- Investment quotas scrapped for interbank debt market
- Move is `a real game changer,' Standard Chartered says
China took a major step toward giving foreigners free access to the world’s third-largest bond market as it tears down restrictions on capital inflows to counter a cash exodus that’s driven the yuan to a five-year low.
The People’s Bank of China said in a statement on its website Wednesday that most types of overseas financial institutions will no longer require quotas to invest in the interbank bond market, which accounts for the bulk of debt in the nation. Commercial lenders, insurance companies, securities firms and asset managers were included on a list of those eligible and the authority said it also hopes to attract long-term investors such as pension funds and charities. Hedge funds were not included, while foreign central banks and sovereign wealth funds won access in June.
“This is a real game changer,” said Becky Liu, senior rates strategist at Standard Chartered Plc in Hong Kong. “Previously, the market was only open to a handful of foreign investors, and with a strong bias towards public sector investors, now it’s been opened up to nearly all investors. Speculators are probably the only exception.”
China is opening its capital markets to foreign investors to try and draw money as the slowest economic growth in a quarter century drives funds abroad, pressuring the yuan. Freer access will also help the nation’s bonds gain entry to global benchmarks, bolstering appetite for the securities as a restructuring of local-government debt leads to record issuance.
The amount of bonds outstanding in China totaled 48.8 trillion yuan ($7.5 trillion) at the end of December, according to the central bank. The interbank market totaled 35 trillion yuan at the end of January and foreigners held less than 2 percent of this, ChinaBond data show. China’s 10-year sovereign yield of 2.87 percent compares with 1.69 percent in the U.S., the world’s largest bond market, and sub-zero in second-ranked Japan.
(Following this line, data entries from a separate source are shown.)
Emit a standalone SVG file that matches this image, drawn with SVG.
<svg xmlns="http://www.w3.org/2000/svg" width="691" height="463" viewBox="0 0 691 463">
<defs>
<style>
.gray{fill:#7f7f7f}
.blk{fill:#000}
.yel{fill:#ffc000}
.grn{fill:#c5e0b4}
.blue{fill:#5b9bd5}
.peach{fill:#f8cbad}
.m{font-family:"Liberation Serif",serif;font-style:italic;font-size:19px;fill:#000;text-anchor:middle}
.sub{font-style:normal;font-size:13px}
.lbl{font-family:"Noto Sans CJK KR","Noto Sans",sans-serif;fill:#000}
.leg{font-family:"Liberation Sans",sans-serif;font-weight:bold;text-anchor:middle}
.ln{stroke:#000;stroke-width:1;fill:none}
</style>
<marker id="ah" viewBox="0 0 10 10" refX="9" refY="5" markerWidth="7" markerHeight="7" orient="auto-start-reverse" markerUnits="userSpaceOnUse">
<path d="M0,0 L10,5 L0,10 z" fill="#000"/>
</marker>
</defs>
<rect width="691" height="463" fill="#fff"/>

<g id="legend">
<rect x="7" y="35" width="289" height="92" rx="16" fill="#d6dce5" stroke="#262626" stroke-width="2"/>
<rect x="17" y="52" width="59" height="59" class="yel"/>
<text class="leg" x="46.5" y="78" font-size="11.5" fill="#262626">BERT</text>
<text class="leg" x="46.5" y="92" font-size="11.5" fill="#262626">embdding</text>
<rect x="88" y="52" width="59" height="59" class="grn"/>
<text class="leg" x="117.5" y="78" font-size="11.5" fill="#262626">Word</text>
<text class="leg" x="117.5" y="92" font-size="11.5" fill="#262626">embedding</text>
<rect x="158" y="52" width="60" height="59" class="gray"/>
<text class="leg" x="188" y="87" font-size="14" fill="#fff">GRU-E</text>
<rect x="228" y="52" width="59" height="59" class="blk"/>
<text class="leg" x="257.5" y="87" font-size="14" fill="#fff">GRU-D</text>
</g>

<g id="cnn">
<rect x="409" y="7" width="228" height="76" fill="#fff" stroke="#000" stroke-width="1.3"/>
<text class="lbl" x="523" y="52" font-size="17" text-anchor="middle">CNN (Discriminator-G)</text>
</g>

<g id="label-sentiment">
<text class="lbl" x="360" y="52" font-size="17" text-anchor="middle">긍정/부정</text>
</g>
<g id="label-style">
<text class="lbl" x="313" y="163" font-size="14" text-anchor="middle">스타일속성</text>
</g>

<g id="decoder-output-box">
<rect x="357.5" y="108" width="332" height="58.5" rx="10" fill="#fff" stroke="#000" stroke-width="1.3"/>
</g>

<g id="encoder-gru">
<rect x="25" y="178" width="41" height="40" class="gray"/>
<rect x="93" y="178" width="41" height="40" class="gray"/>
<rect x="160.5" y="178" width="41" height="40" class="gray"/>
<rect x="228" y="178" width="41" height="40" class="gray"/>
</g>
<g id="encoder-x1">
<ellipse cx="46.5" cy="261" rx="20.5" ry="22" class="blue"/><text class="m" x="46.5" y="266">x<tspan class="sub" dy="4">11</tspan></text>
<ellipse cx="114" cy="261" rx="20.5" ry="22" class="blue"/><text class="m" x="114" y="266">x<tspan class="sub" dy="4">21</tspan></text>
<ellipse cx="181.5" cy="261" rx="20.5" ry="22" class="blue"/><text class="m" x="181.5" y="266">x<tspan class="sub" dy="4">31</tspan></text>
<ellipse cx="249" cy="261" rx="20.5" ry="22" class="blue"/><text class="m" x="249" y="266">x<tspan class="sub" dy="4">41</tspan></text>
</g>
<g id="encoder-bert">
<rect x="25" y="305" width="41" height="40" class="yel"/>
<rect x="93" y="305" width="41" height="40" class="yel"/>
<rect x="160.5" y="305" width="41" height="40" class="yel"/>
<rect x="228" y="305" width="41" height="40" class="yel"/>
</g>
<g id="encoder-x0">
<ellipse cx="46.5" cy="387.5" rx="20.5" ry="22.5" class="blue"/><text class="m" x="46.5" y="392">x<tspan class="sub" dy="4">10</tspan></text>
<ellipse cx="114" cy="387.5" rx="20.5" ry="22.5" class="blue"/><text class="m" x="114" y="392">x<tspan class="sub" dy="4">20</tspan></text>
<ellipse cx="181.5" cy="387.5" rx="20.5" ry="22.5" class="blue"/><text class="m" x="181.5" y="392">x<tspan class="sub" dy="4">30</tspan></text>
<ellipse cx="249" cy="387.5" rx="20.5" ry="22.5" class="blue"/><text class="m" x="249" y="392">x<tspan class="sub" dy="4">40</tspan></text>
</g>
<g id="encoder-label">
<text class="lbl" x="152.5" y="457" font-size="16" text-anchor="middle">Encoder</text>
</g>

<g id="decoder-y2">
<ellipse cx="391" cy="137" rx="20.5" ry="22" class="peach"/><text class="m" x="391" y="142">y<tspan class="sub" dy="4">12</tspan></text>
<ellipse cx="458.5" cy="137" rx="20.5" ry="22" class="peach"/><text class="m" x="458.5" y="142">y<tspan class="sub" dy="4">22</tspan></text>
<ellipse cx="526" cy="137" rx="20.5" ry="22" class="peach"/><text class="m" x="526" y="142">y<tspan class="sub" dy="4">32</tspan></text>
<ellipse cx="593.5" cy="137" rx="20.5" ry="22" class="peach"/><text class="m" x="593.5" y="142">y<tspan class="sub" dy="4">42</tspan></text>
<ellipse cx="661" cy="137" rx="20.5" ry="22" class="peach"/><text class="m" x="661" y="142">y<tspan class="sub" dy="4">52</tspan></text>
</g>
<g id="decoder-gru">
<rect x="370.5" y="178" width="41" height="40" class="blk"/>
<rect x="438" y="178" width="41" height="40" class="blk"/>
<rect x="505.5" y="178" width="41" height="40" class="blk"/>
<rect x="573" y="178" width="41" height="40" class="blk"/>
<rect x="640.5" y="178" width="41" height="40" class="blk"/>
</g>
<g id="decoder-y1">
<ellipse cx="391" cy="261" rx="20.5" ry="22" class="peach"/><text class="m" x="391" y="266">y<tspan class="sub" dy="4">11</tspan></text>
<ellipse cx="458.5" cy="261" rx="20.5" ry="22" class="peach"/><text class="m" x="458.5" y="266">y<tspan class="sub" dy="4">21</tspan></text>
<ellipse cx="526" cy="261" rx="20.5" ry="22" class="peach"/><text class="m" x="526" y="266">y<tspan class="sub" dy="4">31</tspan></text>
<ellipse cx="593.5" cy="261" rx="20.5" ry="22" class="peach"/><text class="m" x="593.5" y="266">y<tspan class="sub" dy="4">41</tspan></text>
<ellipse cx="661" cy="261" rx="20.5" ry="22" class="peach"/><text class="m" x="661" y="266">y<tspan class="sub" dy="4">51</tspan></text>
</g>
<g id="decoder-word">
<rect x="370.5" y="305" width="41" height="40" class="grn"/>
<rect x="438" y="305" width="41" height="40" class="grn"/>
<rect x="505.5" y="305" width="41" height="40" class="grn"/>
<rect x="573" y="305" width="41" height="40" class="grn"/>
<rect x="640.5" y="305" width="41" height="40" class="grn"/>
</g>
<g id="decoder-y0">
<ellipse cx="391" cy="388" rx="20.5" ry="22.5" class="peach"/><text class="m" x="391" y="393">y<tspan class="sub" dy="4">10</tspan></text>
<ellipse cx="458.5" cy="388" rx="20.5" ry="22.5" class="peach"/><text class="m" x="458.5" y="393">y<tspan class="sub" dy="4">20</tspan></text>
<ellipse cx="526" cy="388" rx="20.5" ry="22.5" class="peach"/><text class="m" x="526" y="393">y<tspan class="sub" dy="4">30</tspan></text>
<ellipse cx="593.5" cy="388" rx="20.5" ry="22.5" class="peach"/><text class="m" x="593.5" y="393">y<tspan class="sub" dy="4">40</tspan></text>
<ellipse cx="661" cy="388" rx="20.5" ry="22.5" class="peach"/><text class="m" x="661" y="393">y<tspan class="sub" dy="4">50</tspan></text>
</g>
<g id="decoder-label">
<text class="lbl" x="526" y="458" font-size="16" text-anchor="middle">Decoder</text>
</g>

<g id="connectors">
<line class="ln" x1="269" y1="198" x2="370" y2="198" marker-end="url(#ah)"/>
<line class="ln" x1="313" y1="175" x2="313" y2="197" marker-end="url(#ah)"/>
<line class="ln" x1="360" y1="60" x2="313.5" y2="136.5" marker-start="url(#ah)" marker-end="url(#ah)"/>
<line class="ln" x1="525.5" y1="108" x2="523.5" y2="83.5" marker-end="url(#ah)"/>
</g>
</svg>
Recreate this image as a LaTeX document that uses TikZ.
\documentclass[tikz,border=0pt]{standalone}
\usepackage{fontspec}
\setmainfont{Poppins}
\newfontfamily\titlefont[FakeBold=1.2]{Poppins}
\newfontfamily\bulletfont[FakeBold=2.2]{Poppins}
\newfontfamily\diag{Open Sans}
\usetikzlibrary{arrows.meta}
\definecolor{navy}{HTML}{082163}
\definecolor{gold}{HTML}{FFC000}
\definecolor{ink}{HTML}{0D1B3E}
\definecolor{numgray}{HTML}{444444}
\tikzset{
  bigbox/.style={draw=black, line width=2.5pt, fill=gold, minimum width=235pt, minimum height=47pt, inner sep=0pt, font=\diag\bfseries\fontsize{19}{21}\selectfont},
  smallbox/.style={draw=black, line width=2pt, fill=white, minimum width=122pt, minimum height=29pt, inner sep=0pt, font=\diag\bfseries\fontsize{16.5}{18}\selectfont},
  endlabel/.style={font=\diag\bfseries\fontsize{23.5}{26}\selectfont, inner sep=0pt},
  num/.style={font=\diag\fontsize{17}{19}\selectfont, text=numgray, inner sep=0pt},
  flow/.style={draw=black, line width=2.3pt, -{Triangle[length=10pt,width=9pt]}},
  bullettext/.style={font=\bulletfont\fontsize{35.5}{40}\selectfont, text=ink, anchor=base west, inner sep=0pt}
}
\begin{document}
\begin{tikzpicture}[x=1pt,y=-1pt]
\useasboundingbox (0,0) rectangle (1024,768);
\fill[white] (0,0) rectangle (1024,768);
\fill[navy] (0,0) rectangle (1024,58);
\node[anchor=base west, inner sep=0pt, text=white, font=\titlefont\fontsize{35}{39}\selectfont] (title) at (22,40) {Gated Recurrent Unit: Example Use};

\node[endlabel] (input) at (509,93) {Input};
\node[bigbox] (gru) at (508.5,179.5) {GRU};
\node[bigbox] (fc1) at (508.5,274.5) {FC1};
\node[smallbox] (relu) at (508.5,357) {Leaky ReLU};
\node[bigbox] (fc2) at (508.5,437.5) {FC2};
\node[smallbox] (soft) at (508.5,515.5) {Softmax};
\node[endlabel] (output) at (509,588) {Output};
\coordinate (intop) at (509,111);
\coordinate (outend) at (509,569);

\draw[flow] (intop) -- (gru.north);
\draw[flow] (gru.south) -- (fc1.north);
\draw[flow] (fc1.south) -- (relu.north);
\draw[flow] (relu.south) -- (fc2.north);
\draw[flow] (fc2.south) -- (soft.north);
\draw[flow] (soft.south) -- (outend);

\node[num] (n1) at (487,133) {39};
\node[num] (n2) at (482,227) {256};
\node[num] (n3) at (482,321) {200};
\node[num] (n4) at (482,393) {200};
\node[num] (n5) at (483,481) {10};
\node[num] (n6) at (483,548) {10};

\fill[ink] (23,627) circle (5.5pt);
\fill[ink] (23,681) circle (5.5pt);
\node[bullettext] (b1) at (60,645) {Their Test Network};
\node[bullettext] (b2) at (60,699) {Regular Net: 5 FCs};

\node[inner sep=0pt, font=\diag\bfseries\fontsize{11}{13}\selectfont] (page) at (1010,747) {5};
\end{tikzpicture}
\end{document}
"Many foreign investors will be interested in coming onshore as China’s bond yields are higher compared with other nations," said Iris Pang, a senior economist for Greater China at Natixis SA in Hong Kong. "This will help offset some outflows but I don’t expect it to bring significant inflows in the short run as foreign banks still need time to research into China’s bond market. I expect much more inflows to take place in the second half of 2016."
The latest opening up of China’s bond market comes after the currency regulator relaxed restrictions on its Qualified Foreign Institutional Investor program this month, giving foreigners improved access to the nation’s stocks and debt.
Attracting foreign capital has taken on greater urgency after the PBOC burnt through almost $300 billion of the nation’s foreign-exchange reserves supporting the yuan over the last three months. The currency sank 3.9 percent versus the dollar in that time, before strengthening 0.6 percent in February.